>>>>>

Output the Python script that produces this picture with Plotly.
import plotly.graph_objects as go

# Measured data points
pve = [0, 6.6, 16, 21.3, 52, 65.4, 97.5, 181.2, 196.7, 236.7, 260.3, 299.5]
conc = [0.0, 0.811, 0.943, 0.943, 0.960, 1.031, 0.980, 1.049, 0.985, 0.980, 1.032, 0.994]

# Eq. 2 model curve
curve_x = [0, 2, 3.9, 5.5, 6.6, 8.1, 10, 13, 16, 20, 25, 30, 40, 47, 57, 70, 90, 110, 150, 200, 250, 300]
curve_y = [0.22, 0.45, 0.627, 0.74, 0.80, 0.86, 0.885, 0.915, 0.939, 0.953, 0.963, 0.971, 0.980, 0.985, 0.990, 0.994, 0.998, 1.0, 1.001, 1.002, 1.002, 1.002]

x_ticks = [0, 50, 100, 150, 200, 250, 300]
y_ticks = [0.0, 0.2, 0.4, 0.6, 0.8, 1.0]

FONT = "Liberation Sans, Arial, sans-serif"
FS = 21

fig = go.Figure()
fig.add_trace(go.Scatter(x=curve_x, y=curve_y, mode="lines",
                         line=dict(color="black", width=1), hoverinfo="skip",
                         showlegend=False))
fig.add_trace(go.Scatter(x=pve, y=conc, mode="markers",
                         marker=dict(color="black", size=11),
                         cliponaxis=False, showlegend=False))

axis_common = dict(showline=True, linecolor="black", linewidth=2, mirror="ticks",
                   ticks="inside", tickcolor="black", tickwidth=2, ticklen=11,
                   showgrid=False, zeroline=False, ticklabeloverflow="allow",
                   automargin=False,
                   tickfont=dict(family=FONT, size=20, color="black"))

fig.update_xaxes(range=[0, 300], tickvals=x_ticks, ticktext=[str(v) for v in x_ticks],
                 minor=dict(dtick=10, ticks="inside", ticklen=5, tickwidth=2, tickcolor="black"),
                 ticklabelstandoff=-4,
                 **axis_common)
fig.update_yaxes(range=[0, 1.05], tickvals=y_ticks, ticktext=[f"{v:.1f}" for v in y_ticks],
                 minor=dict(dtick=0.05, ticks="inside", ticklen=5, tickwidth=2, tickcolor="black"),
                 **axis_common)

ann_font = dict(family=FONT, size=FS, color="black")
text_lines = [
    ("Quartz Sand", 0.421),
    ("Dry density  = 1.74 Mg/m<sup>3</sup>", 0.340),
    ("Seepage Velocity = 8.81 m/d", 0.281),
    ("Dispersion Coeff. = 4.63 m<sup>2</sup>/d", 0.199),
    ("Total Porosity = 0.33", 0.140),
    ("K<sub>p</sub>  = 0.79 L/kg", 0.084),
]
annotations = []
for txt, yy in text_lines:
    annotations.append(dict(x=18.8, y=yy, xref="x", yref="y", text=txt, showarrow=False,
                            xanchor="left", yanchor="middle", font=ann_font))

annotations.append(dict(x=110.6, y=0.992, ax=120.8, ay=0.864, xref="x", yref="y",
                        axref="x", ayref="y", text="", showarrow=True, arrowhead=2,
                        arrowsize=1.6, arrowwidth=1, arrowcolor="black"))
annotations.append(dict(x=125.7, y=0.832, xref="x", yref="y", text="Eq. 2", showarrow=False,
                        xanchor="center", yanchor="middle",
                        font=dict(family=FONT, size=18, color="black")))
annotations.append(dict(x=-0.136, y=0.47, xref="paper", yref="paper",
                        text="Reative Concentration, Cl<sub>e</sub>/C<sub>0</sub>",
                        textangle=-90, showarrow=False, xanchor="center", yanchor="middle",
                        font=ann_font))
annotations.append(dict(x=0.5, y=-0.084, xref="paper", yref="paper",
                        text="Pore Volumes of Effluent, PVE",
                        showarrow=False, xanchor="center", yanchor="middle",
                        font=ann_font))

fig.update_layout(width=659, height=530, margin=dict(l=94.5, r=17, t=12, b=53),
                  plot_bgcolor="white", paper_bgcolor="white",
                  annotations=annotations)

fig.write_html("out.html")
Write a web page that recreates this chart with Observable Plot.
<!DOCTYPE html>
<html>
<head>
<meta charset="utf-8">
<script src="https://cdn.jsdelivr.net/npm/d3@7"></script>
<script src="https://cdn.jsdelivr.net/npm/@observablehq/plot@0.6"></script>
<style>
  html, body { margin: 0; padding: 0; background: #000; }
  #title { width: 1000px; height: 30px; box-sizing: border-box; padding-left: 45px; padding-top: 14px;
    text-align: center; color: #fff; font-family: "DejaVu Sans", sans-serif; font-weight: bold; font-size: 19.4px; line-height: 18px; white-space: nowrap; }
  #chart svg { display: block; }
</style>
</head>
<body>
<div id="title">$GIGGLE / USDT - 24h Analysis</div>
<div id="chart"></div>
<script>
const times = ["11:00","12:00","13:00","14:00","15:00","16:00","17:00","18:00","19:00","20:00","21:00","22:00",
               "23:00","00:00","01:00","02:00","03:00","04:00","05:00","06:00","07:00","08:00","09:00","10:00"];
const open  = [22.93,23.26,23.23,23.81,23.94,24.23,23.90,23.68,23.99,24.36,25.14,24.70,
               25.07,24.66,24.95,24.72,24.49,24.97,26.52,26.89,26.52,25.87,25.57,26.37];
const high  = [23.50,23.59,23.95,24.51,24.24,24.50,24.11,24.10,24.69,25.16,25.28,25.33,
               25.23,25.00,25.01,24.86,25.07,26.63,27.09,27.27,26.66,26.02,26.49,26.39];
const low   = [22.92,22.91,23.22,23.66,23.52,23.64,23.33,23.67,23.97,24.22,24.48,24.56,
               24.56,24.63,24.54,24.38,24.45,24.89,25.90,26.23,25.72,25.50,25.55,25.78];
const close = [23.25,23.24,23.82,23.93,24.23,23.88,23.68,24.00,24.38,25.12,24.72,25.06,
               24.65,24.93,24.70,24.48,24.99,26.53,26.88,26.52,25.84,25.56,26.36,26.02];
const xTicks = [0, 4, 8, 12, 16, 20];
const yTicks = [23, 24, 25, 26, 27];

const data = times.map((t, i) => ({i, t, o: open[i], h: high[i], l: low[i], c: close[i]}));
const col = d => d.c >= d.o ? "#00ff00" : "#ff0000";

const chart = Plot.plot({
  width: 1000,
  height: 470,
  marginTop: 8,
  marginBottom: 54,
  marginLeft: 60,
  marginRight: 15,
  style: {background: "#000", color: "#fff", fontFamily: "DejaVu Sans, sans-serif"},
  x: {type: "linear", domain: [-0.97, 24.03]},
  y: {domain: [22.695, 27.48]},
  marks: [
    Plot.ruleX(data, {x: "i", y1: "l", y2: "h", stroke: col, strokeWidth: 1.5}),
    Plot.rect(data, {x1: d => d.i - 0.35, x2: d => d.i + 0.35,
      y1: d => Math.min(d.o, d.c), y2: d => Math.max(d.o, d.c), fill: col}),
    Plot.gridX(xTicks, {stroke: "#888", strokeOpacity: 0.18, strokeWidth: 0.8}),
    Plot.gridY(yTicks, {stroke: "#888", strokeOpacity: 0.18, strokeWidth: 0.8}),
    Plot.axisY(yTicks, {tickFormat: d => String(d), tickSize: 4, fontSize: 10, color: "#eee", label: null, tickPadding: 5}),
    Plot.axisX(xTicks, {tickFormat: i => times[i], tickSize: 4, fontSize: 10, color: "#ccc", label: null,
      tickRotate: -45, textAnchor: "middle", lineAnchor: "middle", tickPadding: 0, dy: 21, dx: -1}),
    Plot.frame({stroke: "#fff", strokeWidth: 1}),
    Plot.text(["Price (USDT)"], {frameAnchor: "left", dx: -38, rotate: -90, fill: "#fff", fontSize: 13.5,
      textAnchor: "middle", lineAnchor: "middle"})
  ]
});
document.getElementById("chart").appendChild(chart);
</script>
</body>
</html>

<<<<<

Written task >> Beginning at the first line above, repeat exactly until the line containing "0.980, 1.032, 0.994]", which is included.

Final answer >>
Output the Python script that produces this picture with Plotly.
import plotly.graph_objects as go

# Measured data points
pve = [0, 6.6, 16, 21.3, 52, 65.4, 97.5, 181.2, 196.7, 236.7, 260.3, 299.5]
conc = [0.0, 0.811, 0.943, 0.943, 0.960, 1.031, 0.980, 1.049, 0.985, 0.980, 1.032, 0.994]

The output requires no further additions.